While Gainesville isn't in Atlanta, it's just an hour northeast and Gettys looks to be the best prospect in another absolutely loaded crop from the talent-rich area. That said, there are still some concerns that Gettys needs to address before draft day. I mentioned some of his shortcomings on the mound above and the questions as a position player and squarely focused on his ability to hit. He swung and missed in BP in Minnesota and popped up more than a few times while also not letting the ball travel deeper into the hitting zone and pulling everything. Gettys had trouble with off-speed pitches in games and only seems comfortable hitting fastballs right now.

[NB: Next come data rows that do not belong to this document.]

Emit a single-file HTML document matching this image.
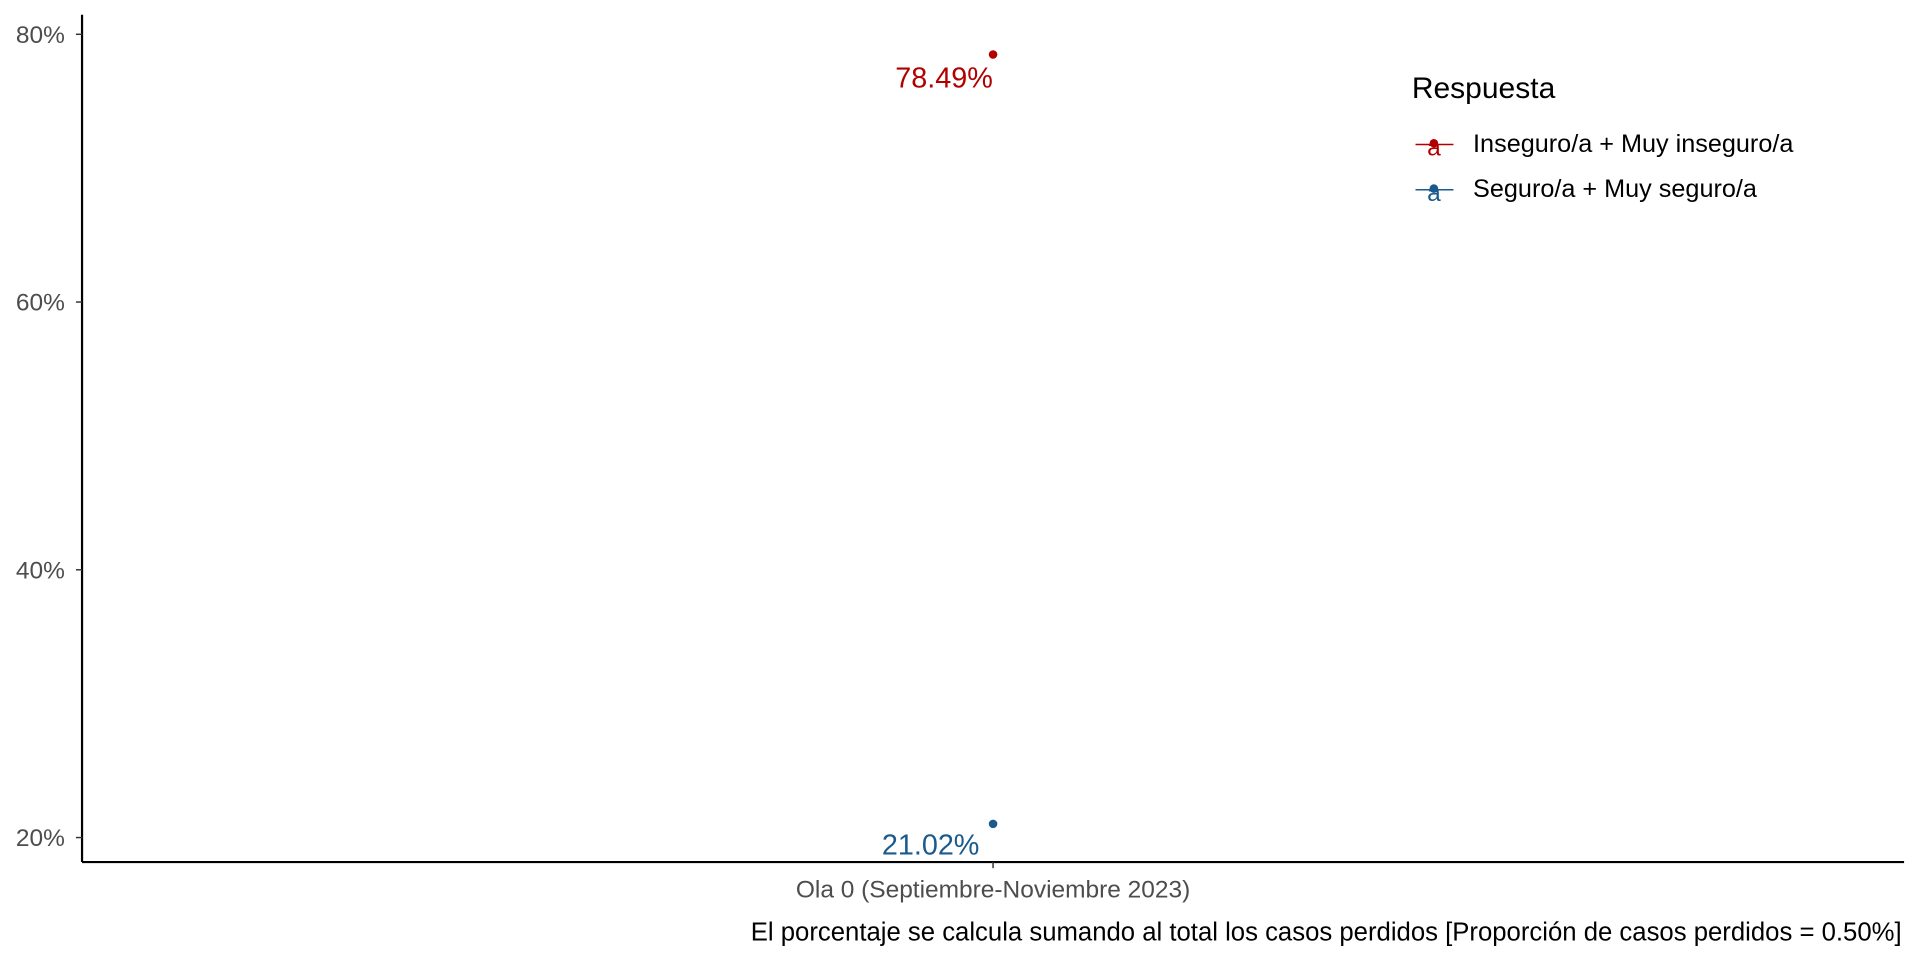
<!DOCTYPE html>
<html><head><meta charset="utf-8"><style>
html,body{margin:0;padding:0;background:#fff;}
svg{display:block;font-family:"Liberation Sans",Arial,sans-serif;}
</style></head><body>
<svg width="1920" height="960" viewBox="0 0 1568 784" xmlns="http://www.w3.org/2000/svg">
<g id="axes"></g>
<g id="marks"></g>
<g>
  <text x="1153" y="80" font-size="24.5" fill="#000">Respuesta</text>
  <g>
    <line x1="1156" y1="118" x2="1187" y2="118" stroke="#b20000" stroke-width="1.2"/>
    <circle cx="1171" cy="117" r="3.5" fill="#b20000"/>
    <text x="1171" y="127" font-size="20" fill="#b20000" text-anchor="middle">a</text>
    <text x="1203" y="124" font-size="20.6" fill="#000">Inseguro/a + Muy inseguro/a</text>
  </g>
  <g>
    <line x1="1156" y1="155" x2="1187" y2="155" stroke="#1a5a8c" stroke-width="1.2"/>
    <circle cx="1171" cy="154" r="3.5" fill="#1a5a8c"/>
    <text x="1171" y="164" font-size="20" fill="#1a5a8c" text-anchor="middle">a</text>
    <text x="1203" y="161" font-size="20.6" fill="#000">Seguro/a + Muy seguro/a</text>
  </g>
</g>
<text x="1553" y="768" font-size="21" fill="#000" text-anchor="end">El porcentaje se calcula sumando al total los casos perdidos [Proporción de casos perdidos = 0.50%]</text>
</svg>
<script>
const categories = ["Ola 0 (Septiembre-Noviembre 2023)"];
const seriesNames = ["Inseguro/a + Muy inseguro/a", "Seguro/a + Muy seguro/a"];
const inseguroValues = [78.49];
const seguroValues = [21.02];
const yTicks = [20, 40, 60, 80];
const yTickLabels = ["20%", "40%", "60%", "80%"];

const NS = "http://www.w3.org/2000/svg";
const plotLeft = 67, plotRight = 1555, plotBottom = 704, plotTop = 12;
function yScale(v){ return 684 - (v - 20) * (684 - 28) / 60; }
function xScale(i){ return plotLeft + (plotRight - plotLeft) * (i + 0.5) / categories.length; }
function mk(tag, attrs, parent){ const e = document.createElementNS(NS, tag); for (const k in attrs) e.setAttribute(k, attrs[k]); parent.appendChild(e); return e; }
const axesG = document.getElementById('axes');
const marksG = document.getElementById('marks');

const yl = mk('line', {x1:plotLeft, y1:plotTop, x2:plotLeft, y2:plotBottom, stroke:'#000', 'stroke-width':1.8}, axesG);


const xl = mk('line', {x1:plotLeft, y1:plotBottom, x2:plotRight, y2:plotBottom, stroke:'#000', 'stroke-width':1.8}, axesG);



yTicks.forEach((t, i) => {
  const tk = mk('line', {x1:plotLeft-5, y1:yScale(t), x2:plotLeft, y2:yScale(t), stroke:'#333', 'stroke-width':1.2}, axesG);
  
  
  const tx = mk('text', {x:53, y:yScale(t)+7, 'font-size':20, fill:'#4d4d4d', 'text-anchor':'end'}, axesG);
  tx.textContent = yTickLabels[i];
  
  
});
categories.forEach((c, i) => {
  const tk = mk('line', {x1:xScale(i), y1:plotBottom, x2:xScale(i), y2:plotBottom+5, stroke:'#333', 'stroke-width':1.2}, axesG);
  
  
  const tx = mk('text', {x:xScale(i), y:plotBottom+29, 'font-size':20, fill:'#4d4d4d', 'text-anchor':'middle'}, axesG);
  tx.textContent = c;
  
  
});

function drawSeries(vals, color, name, dx, dy){
  vals.forEach((v, i) => {
    const p = mk('circle', {cx:xScale(i), cy:yScale(v), r:3.5, fill:color}, marksG);
    
    
    const t = mk('text', {x:xScale(i)+dx, y:yScale(v)+dy, 'font-size':23.5, fill:color, 'text-anchor':'middle'}, marksG);
    t.textContent = v.toFixed(2) + '%';
    
    
  });
}
drawSeries(inseguroValues, '#b20000', 'inseguro', -40, 27);
drawSeries(seguroValues, '#1a5a8c', 'seguro', -51, 25);
</script>
</body></html>
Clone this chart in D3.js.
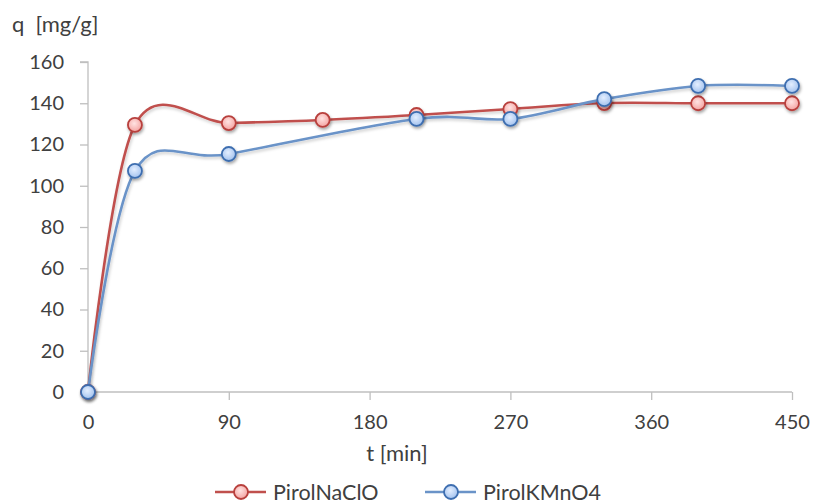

He's still ranked this high because it seems to be more a lack of focus on the finer points of hitting since he's always been such a good prospect as a pitcher rather than a lack of feel or ability in this area. Scouts will give him the benefit of the doubt and evaluate him more in this area in the fall (October's travel team tournament in Jupiter will be a big event for Gettys) and in the spring (the good talent in Atlanta should give scouts plenty of games to focus on).

5. Nick Gordon, SS/RHP, Olympia HS (FL)

6'2/170, L/R, Previous Rank: 3, Draft Day Age: 18.62, Florida State commit

Scouting Report: Nick Gordon is a player that I've seen a ton over the past two years. Gordon attends many showcases and played on a stacked 2012 Olympia HS roster with first rounders RHP Walker Weickel (Padres) and OF Jesse Winker (Reds) along with Braves over slot OF Connor Lien ($375,000). Olympia has also in recent years produced six more draftees, including Mariners SS of the future Brad Miller, who went to Clemson before becoming a 2nd round pick. Gordon's father is former MLB All-Star closer Tom "Flash" Gordon, who is visible at almost every game or showcase his son attends. Gordon has still more pedigree as his brother Dee is a Dodgers shortstop and there are some physical similarities though it's obvious Nick has a much more physical build, hopefully allowing him to get past some of the strength issues that have held Dee back. Gordon is preferred by scouts as a shortstop prospect but is also a legitimate top few rounds pitcher as well, sitting 90-92 and hitting 94 mph with an above average curveball as a junior in high school.

Gordon has shown progress each time I've seen him, as he's slowly growing into his frame and adding strength. Given his younger brother's build, that will always be a question for Nick, but it looks like he should still add another 10-15 pounds and that weight and physical maturity is key for him. He's got good bat speed, more power than any of the true shortstops in the class, foot speed and arm strength, but he's still a little rough in some areas and I think there's another gear that could come, possibly this spring. As a lefty bat, Gordon has an upright stance and a loose swing that slashes line drives to all fields, along with feel to do the same in games. He's more of a gap-to-gap, 8-10 homers and a lot of doubles type hitter right now, but as I said above, I think there's a notch better power and bat speed if he can put on more weight. Defensively, he's very good at shortstop, with true actions, good hands and an above average to plus arm. Gordon is an above average to plus runner but isn't as quick laterally and his feet can get choppy at times. The defensive standard for shortstops is very high and Gordon is just short of it for me, but I'd rather wait a year and see where he is before I declare he's a second base/center field fit.